## What needs to be done
Using the records that follow, copy every line containing the word "seaborn".

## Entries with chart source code
==========

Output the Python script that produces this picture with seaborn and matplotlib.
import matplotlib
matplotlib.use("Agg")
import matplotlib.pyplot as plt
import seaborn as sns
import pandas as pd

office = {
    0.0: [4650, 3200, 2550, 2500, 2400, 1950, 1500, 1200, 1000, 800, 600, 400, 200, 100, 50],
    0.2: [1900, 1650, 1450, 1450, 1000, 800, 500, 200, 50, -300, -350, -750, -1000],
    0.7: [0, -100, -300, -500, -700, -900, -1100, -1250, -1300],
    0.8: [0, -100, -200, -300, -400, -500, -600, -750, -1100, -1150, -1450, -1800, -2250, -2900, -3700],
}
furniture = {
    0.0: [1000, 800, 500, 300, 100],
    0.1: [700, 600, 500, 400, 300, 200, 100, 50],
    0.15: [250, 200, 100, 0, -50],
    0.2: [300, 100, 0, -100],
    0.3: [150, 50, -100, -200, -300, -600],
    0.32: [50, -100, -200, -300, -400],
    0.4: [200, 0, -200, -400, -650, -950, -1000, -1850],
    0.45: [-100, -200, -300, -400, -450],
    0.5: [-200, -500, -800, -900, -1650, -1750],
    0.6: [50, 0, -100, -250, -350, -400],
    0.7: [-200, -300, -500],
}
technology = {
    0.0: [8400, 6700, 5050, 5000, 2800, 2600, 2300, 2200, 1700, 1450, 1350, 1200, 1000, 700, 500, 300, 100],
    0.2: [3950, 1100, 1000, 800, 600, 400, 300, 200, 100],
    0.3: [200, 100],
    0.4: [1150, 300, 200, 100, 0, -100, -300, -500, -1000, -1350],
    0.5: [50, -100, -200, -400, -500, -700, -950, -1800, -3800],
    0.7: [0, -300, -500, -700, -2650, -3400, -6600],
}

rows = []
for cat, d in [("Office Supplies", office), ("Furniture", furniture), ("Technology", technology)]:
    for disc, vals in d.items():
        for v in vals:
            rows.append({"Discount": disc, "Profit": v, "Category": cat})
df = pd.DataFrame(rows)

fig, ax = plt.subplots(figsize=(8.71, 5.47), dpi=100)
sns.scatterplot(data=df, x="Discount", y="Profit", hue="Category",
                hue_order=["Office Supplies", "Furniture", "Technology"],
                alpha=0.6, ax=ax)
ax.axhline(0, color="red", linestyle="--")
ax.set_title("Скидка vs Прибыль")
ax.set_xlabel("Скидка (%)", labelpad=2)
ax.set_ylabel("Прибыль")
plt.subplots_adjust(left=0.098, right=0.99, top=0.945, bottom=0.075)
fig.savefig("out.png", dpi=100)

==========

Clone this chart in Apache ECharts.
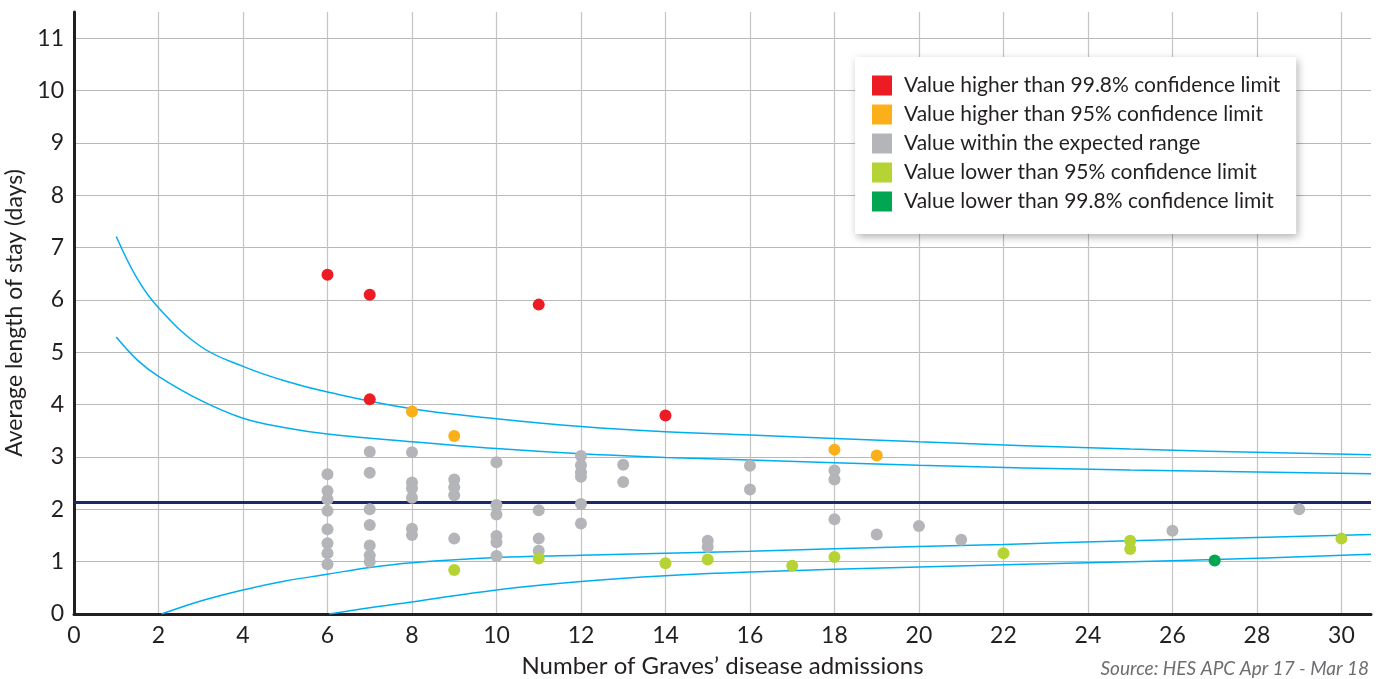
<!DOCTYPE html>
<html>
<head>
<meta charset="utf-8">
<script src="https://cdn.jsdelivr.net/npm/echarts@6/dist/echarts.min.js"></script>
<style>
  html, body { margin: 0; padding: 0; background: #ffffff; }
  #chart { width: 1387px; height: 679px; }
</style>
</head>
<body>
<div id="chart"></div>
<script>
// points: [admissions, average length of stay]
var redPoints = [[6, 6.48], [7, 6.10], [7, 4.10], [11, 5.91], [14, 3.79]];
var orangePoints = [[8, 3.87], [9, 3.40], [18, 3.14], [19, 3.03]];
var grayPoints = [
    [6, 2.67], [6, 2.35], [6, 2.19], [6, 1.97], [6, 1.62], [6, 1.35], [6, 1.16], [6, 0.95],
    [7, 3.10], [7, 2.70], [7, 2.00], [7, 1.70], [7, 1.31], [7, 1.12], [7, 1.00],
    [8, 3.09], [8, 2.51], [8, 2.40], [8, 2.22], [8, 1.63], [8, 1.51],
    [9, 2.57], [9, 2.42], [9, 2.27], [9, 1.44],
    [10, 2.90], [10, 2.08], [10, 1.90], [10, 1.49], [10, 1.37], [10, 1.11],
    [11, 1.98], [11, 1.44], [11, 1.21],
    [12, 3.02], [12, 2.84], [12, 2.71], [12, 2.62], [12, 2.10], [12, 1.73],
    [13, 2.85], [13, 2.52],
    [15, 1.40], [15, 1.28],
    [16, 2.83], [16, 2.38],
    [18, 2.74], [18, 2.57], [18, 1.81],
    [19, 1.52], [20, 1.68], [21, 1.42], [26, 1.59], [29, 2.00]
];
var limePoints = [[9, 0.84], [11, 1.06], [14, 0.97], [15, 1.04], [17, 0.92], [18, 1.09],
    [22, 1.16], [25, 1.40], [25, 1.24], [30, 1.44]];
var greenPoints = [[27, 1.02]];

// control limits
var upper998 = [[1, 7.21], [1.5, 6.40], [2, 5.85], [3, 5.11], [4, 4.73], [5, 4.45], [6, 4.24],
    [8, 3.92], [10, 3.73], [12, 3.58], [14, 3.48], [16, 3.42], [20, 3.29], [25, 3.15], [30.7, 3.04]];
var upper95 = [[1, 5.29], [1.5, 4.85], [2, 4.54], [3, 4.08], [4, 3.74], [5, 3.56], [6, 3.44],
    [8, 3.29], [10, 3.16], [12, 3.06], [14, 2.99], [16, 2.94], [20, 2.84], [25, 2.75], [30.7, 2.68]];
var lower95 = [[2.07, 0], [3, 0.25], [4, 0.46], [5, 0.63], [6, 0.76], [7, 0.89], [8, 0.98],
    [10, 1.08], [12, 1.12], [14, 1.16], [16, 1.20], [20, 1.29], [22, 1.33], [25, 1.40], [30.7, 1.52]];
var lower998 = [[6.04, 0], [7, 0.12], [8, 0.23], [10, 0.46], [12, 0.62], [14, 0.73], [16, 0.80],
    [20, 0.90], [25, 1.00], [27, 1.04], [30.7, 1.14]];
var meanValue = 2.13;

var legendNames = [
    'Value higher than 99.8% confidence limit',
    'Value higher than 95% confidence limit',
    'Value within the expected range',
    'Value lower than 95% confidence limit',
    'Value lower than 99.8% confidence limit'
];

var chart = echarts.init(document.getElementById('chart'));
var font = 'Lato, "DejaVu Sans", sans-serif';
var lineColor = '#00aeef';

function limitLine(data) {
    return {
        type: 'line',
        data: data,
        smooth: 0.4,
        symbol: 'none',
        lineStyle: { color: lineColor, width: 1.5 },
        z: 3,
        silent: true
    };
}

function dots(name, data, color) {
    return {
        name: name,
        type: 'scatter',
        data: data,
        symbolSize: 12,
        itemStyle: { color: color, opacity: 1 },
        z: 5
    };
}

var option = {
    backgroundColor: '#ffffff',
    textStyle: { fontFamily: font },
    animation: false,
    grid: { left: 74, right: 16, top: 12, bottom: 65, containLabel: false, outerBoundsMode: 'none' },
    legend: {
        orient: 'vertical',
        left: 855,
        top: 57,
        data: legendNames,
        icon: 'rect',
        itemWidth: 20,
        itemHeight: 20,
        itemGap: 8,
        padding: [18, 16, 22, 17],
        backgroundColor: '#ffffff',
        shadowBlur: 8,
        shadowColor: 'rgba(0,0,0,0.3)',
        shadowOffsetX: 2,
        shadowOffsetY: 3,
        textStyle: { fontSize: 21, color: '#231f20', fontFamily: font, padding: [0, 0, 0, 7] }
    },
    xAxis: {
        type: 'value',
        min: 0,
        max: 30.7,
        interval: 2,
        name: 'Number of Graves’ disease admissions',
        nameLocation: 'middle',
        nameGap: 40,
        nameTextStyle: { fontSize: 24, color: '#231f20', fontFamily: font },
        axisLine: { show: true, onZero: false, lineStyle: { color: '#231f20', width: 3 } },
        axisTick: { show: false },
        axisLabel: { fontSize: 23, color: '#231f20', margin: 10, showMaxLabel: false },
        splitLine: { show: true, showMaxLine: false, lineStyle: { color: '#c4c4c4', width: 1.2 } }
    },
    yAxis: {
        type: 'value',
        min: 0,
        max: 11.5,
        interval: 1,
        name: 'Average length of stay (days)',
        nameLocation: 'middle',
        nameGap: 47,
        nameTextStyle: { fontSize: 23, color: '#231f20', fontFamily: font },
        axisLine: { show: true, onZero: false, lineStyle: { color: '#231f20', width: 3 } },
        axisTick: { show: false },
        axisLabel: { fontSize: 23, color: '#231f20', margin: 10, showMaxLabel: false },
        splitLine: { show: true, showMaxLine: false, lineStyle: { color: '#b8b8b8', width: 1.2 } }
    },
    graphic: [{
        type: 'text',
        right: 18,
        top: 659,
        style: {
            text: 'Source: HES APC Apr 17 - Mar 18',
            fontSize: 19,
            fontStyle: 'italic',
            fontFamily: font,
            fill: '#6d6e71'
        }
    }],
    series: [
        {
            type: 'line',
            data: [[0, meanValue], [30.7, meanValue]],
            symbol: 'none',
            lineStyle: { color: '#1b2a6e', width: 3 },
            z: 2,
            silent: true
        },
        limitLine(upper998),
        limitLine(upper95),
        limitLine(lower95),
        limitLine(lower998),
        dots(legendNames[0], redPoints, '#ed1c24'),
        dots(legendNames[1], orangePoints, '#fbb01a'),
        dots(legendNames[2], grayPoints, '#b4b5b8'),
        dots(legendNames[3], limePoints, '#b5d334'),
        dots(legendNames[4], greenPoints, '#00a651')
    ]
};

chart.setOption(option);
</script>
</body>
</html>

==========

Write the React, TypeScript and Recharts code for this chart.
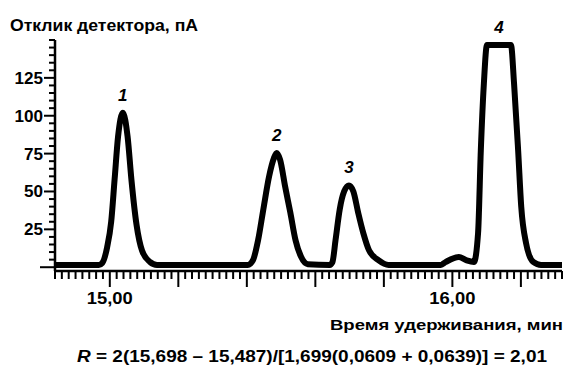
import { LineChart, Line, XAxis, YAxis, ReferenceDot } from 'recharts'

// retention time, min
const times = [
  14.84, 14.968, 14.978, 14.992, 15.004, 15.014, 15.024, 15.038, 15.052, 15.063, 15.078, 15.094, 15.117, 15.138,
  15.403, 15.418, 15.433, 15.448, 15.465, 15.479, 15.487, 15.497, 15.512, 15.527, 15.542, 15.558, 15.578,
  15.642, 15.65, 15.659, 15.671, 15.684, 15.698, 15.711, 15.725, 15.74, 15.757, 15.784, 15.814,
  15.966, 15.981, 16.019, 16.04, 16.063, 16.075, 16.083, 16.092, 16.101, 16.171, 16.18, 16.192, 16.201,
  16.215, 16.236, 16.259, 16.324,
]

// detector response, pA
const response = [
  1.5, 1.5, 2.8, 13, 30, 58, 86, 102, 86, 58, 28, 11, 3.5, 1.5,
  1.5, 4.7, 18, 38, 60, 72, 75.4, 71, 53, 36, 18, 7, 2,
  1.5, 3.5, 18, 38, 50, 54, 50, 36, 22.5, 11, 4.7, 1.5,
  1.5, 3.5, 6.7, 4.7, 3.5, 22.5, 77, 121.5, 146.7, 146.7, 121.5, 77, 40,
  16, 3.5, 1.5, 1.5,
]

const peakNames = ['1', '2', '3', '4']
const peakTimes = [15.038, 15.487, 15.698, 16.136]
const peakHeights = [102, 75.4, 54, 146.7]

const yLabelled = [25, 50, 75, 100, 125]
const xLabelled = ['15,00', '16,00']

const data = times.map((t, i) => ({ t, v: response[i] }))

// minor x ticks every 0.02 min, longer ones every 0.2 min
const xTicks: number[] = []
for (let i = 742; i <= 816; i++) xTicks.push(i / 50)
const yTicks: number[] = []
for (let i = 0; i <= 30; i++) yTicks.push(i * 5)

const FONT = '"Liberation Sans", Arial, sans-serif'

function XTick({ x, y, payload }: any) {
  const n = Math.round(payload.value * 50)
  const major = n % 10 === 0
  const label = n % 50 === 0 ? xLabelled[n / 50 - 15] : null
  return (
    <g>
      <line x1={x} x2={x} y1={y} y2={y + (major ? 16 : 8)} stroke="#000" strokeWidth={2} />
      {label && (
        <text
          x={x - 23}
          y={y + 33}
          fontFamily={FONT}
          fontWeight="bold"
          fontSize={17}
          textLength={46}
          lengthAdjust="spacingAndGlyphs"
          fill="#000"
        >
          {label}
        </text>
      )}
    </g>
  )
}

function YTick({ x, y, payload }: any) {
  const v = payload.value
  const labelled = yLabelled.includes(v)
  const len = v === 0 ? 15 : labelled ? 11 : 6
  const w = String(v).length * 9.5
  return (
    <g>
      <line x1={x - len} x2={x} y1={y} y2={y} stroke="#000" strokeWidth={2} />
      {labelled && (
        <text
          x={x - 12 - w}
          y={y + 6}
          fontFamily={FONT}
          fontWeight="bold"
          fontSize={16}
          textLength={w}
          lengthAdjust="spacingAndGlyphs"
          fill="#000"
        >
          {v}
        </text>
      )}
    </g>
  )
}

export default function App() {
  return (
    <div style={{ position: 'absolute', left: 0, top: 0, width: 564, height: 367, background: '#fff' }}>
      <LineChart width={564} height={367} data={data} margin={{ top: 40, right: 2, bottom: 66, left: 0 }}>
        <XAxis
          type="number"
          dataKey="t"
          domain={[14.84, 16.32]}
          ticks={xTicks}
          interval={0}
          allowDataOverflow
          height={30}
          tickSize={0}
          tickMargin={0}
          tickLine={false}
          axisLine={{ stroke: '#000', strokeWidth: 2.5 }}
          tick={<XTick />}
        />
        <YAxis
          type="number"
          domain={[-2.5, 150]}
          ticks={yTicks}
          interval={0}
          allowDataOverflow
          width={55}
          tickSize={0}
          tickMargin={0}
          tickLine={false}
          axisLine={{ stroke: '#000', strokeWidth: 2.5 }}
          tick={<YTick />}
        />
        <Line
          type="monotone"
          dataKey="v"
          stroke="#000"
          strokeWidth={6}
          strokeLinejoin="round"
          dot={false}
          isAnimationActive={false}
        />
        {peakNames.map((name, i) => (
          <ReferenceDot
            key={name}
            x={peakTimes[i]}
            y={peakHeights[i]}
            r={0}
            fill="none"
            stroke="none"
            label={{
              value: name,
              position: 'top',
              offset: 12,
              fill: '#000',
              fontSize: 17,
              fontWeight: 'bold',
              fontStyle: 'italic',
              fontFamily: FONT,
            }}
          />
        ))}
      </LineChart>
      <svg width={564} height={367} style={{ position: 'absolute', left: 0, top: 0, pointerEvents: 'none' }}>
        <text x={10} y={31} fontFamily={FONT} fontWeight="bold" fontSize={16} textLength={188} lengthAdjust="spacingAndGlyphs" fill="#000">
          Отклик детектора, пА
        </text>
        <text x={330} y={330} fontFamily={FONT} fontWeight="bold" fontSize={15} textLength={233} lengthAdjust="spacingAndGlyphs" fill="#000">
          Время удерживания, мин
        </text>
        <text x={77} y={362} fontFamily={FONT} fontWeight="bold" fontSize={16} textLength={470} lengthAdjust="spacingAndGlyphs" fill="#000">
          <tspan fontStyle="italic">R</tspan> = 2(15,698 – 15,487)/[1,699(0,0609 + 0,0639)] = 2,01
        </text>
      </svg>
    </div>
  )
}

==========

## Completed exercise
Output the Python script that produces this picture with seaborn and matplotlib.
import seaborn as sns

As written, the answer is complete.